This notebook demonstrated a basic CrewAI setup to interpret natural language prompts and generate Python code for data visualizations. 

**Key Learnings:**
*   **Agent Roles:** Defining clear roles and goals for agents is crucial.
*   **Task Definition:** Tasks should be specific and provide necessary context (like available data columns).
*   **Output Handling:** The output of one agent (analysis) can be used as input for another (plotting code generation).
*   **Code Execution:** For tasks like plotting, the LLM can generate code, which then needs to be executed. In this notebook, we did this manually in the `generate_and_display_plot` function.
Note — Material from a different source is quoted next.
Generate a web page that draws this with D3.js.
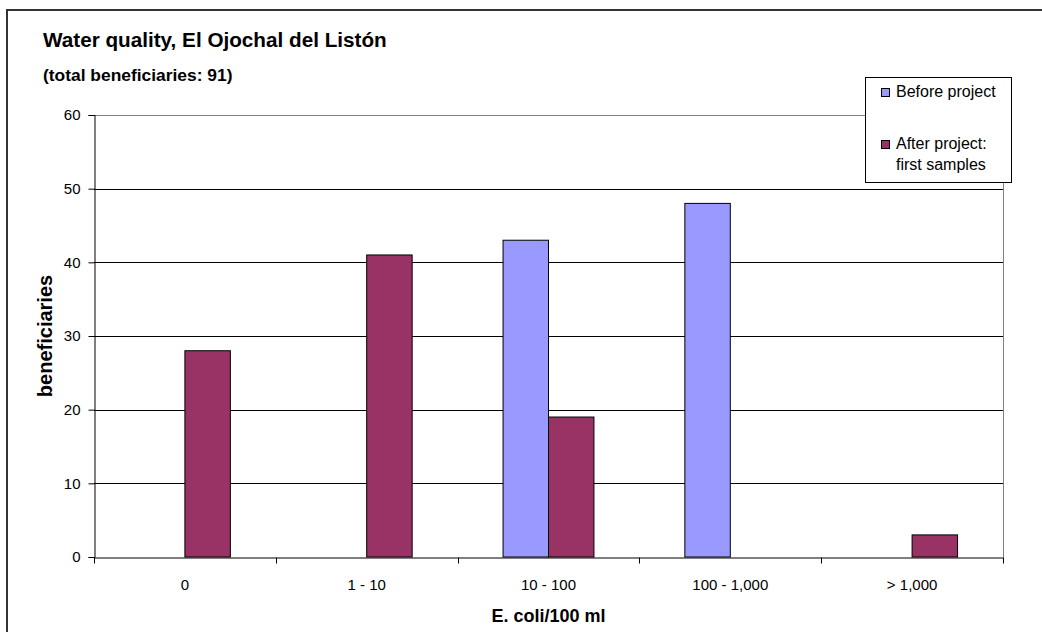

For more robust solutions, custom tools for code execution within CrewAI can be developed.
*   **LLM Dependence:** The quality of the generated code and analysis heavily depends on the capabilities of the underlying LLM.

**Further Enhancements:**
*   **Error Handling:** Implement more sophisticated error handling if the LLM fails to understand the prompt or generates incorrect code.
*   **Custom Tools:** Develop a custom CrewAI tool that allows the `PlottingAgent` to directly execute plotting code and save/display the figure, rather than just outputting the code string.
*   **More Complex Prompts:** Train or prompt the agents to handle more complex requests (e.g., multiple plots, subplots, specific styling).
*   **Interactive Data Source:** Allow users to specify a CSV file path instead of using a fixed DataFrame.